To: russwinter who wrote (76154)12/19/2006 11:29:23 PM
From: CalculatedRisk  Read Replies (1) | Respond to of 110194
 
Exactly. Keynes had it right.

I recommend this short paper by the IMF's Prakash Loungani: "The Arcane Art of Predicting Recessions". It explains why no one on Wall Street every predicts a recession:

imf.org

Excerpt:
Only two of the 60 recessions that occurred around the world during the 1990s were predicted a year in advance. That may seem like a tough standard to impose on forecast accuracy. Maybe so—but two-thirds of those recessions remained un-detected seven months before they occurred.

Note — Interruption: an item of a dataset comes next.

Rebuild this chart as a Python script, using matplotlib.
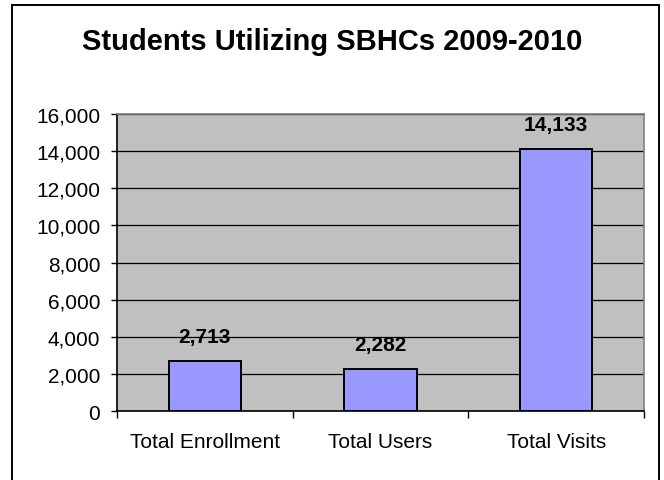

If this still seems unreasonably harsh, we can lower the bar even further. As late as two months before each recession began, about a quarter of the forecasts still predicted positive growth for the country concerned. In addition, they were too optimistic in 50 out of the 60 cases.

This "predictive failure" is well known in the case of US recessions. Even Alan Greenspan, chairman of the Federal Reserve, told his colleagues in late August 1990—a month into a recession—that "those who argue that we are already in a recession are reasonably certain to be wrong".

Earlier US recessions were also missed by forecasters, as Victor Zarnowitz, an expert in the assessment of economic forecasts, pointed out in a 1986 paper. The evidence for other countries shows that US forecasters are not alone in their inability to predict recessions. Indeed, in absolute terms, the magnitude of forecast errors tends to be larger for developing than for industrialised countries. However, it must be pointed out that the economic growth of developing countries is much more variable than that of industrialised ones.

Why are recessions so difficult to forecast? One theory is that the information needed is lacking: forecasters either do not have access to real-time information or lack reliable models for translating information into predictions of a recession.

Another is that there are few incentives for producing an "outlier" forecast-a recession or a period of strong growth. For example, some researchers and private forecasters argue that the incentives are tilted against predicting a recession.

Mr. Zarnowitz wrote that "predicting a general downturn is always unpopular and predicting it prematurely—ahead of others—may prove quite costly to the forecaster and his customers". Gary Shilling, a private forecaster, stated in an interview this year with Euromoney magazine that "whistle-blowers are unemployable".



To: russwinter who wrote (76154)12/20/2006 7:53:50 AM
From: Real Man  Read Replies (1) | Respond to of 110194
 
Russ, how can you protect yourself in current "market"? Shorts
don't seem to work. In my view, the Fed has fully
demonstrated what they are after - preventing and covering
up a systemic derivative meltdown at all costs. The derivative
market is totally out of control - the fails don't even matter
anymore.

The question is, where does this leave us? Gold and oil? Personally, I think
a meltdown won't happen right now, since 10-year rates and
spreads are so low,
so the "pig men" have succeeded to keep the system together,
for now. That's why the coupon passes - no danger to rates
now, although there is a potential for the dollar crisis if
USD falls below 80. Ben Fed always does that. They
demo "care" parade about the dollar at bonds breakdown point.
I fully agree with your Brazilification of America. So,
perhaps, Brazil-style currency meltdown will be the final
outcome of current Fed action. I just don't see them changing
their course, no matter what, since prudent action on their
part will result in a derivative meltdown of epic proportions.